After I completed my first freelance fact-checking assignment in early July, both of my former intern supervisors at MSP Communications reached out to me about working on more.

It seems that once I turn a fact-checking assignment in, another one comes to my e-mail inbox. I’m not complaining, as I love working for Delta Sky magazine and parent MSP Communications, but it keeps me away from job boards, Twitter feeds and Facebook—though the latter is probably for the best.

Since my last blog post, I’ve verified facts in 11 articles ranging from small sidebars to features about major media moguls. I have two assignments that I’ll turn in by Friday and more coming my way over the weekend.

The pace that I’ve been working this month is faster than I’ve worked in awhile. Finishing a 600-fact article in a little more than two days is no easy feat, especially while you have other articles to work on.

The somewhat frustrating thing about having deadlines again is the reminder that no one in the media world is on the same schedule. Just because I have to have a celebrity interview back to the editor by the end of this week doesn’t mean the person’s publicist can or will have time to go over each fact with me.

However tedious my current service, I am happy that MSP is able to afford the freelancers whose work I check, the editors who assign it out, and me: the former intern turned freelance fact-checker.

Of course, I volunteer in the hopes that it will lead to something bigger with the company, that my talent will be remembered and will help me land a job so I don’t miss the biggest deadline of all—having a job by the end of the summer to avoid moving back to my suburban Minnesota home.

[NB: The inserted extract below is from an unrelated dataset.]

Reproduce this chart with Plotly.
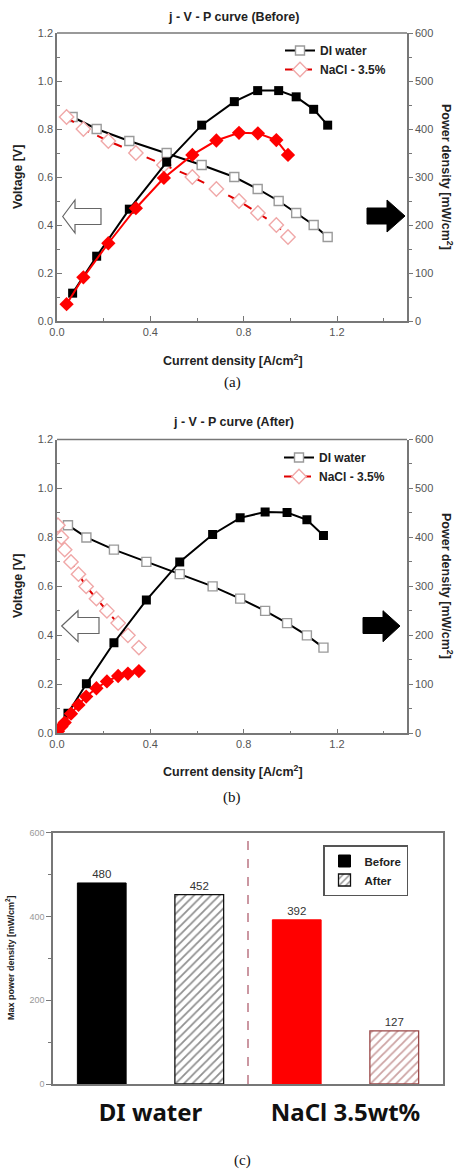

My apartment lease in Madison ends Aug. 14, which is approaching much faster than I’d like. I expect that the next couple of weeks will be a period of confusion, sadness and self-discovery. I’m already preparing for a week full of tears.



Freelancing for a former employer by ahoffstrom
July 1, 2009, 12:49 pm
Filed under: Blog | Tags: , , , , ,
Amanda Hoffstrom

Amanda Hoffstrom

I spent most of the day Monday working on a freelance fact-checking assignment for one of my former editors at MSP Communications. She needed immediate assistance on a piece for Delta Sky Magazine, and knowing that I could complete it in one day, I was more than happy to volunteer. I even earned some money for it.

MSP Communications acquired publishing rights for Delta Sky at the end of 2008, after publishing NWA WorldTraveler for Northwest Airlines for years. I was an editorial intern at MSP Communications last summer, fact-checking and writing sidebar pieces for the in-flight magazine and many other custom publications.

If you are seeking a paid journalism internship that is in a professional yet welcoming environment and lets you work on multiple projects, while learning from top-notch editors, I highly recommend applying for either a fall, spring or summer internship at MSP. I worked in the custom division, but there are also interns assigned to just Mpls.St.Paul Magazine, one of the flagship publications of the company. It was one of my favorite summers, and I loved working in downtown Minneapolis.

Now that I’m out of school and unemployed, I greatly hope that one day I will return to MSP or a company similar to it. I’ve offered to do freelance assignments for MSP in the hope that volunteering will leave a good impression of my work ethic and perhaps help me land a more permanent position there should one become available.

Meanwhile, I’ll keep in contact with my former intern supervisors, other editors and a fellow intern who extended her position to full time—No. 1 to see how they are doing and No. 2 to hear of any possible openings. Hopefully, I’ll get more freelance work too.